There is deep loneliness at times where I feel I am in this experience all by myself. I have a sense of feeling lost, left here, and forgotten about.... but who is it that may have forgotten me?
There are many times I wonder what this life experience is all about as so often it has not been an easy ride.
There are times when love seems to have abandoned me completely and even on a sunny day I can only see skies that are grey.
Why is it so hard for me to let love in? Why do I let my mind fill with thoughts that I am not good enough to know love?
There is a longing at the core of my being.... a longing to make every moment sacred, a longing to shed the layers that have blinded me from myself for so long, a longing for the free, unbridled expression of the soul to unleash itself, a longing to be completely me.

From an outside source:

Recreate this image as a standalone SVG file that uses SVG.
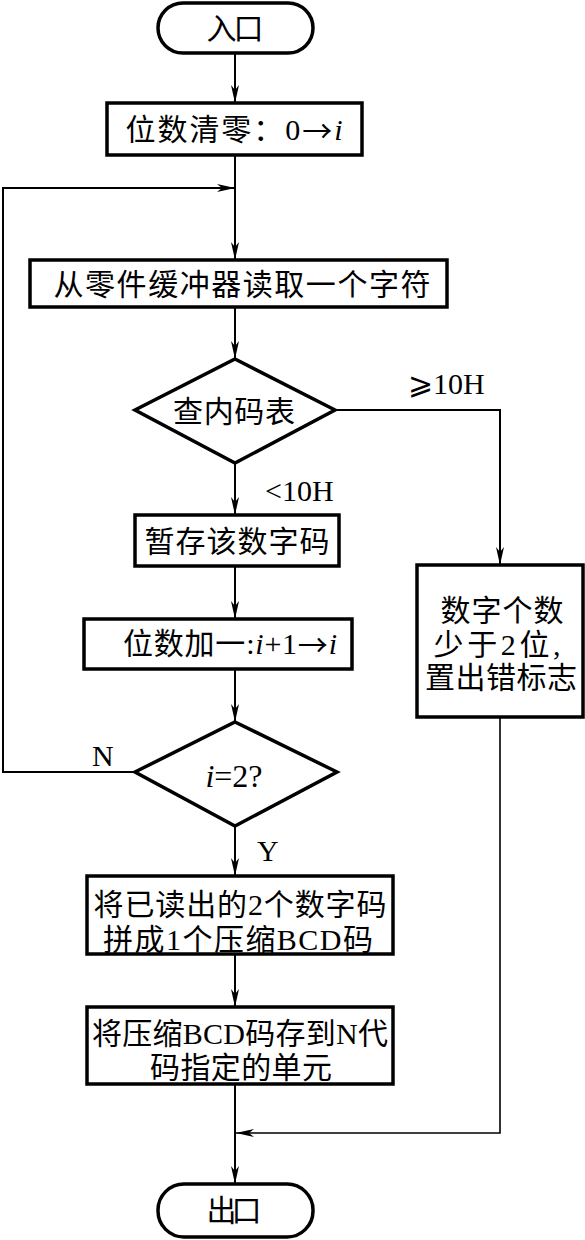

I feel the longing deep within my heart to be reconnected in love again. There is a not so distant memory, one buried deep within me as to be the tiniest spark of light, where I still feel its flame. I know it's there deep within my subconscious and I yearn for its warmth, its light, its soft gentle glow.
I long for my reconnection to the loving flow from my heart to the one heart that has held mine captive for years. I long for the freedom that love brings with its creative flow. I long for the courage found within that love. I long to sing my heart song again to the one who knows my soul and pick up, once again the dance to love's tune. And I long to feel my heart open wide in love's laughter and passion.
And tonight, it all happened.
Tonight, the keeper of my heart, the mate of my soul showed up with his arms stretched out, ready to slow dance with me to the tune of our love's melody.
Every part of love is waiting right now for me to own it, to open to it, to accept it, to claim it.
Tonight, I go inward for that spark of light, the glow of love that has been whispering in my ear to get my attention for a long time.
Tonight, I trust and surrender to fate.